Dr Boubacar Diallo allegedly offered a job investigating Ebola cases to 25-year-old Shekinah — who asked that only her first name be used for fear of repercussions — at double her previous salary in exchange for sexual favours in January 2019.

The nursing aide said: “When he asked me to sleep with him, given the financial difficulties of my family, I accepted.”

She added that the doctor, who often bragged about his connections to WHO director-general Tedros Adhanom Ghebreyesus, also offered jobs to several of her friends in return for sex.

Shekinah said that she had often been paid in cash or mobile phone credit, with little paperwork provided.

The doctor should be punished “for his sexual abuse of all those girls in Beni as a lesson to these international organisations that this should not happen again,” she insisted. “I would like justice to be done.”

A WHO staff member and three Ebola experts working in Congo during the outbreak also told management separately about general sex abuse concerns surrounding Mr Diallo, but they were told not to take the matter further, according to the Associated Press.

In another instance, Dr Jean-Paul Ngandu was accused by a young woman of impregnating her.

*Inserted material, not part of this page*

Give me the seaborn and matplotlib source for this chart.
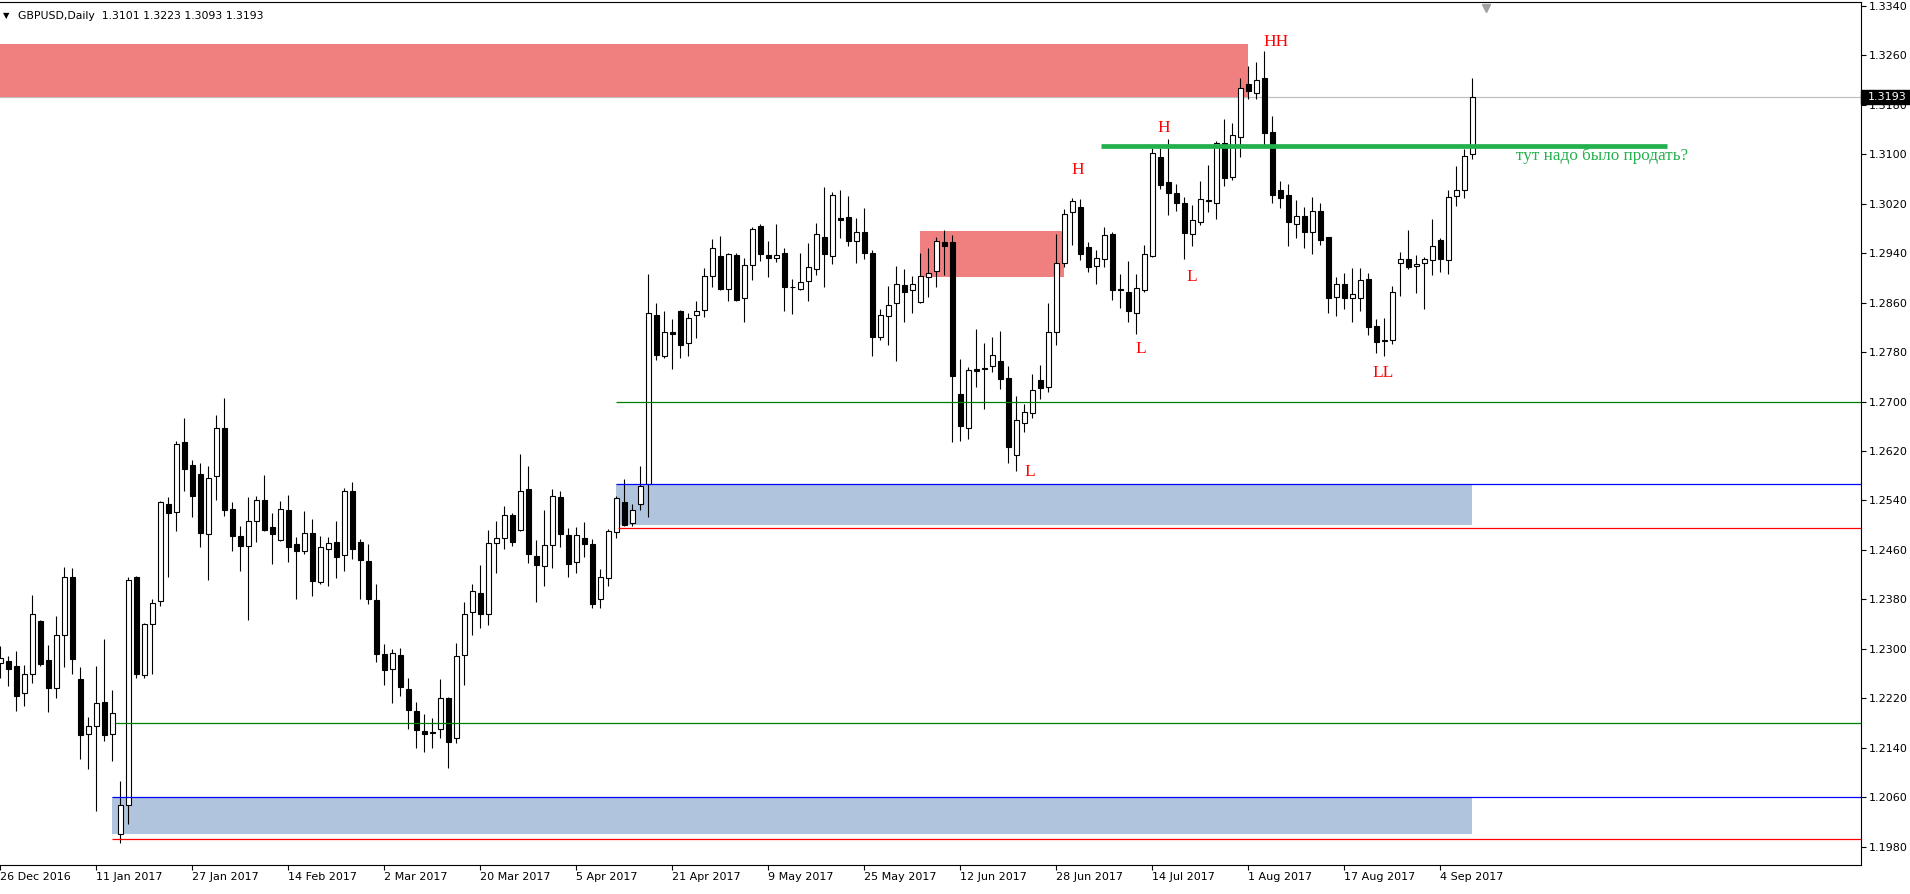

In a notarised contract, two WHO staff members, including a manager, signed as witnesses to an agreement for Mr Ngandu to pay the young woman, cover her health costs and buy her land.

Eight top officials have privately acknowledged that WHO failed to effectively tackle sexual exploitation during the Ebola outbreak and that the problem was systemic, recordings of internal meetings show.

WHO has declined to comment on specific allegations but has launched an independent investigation.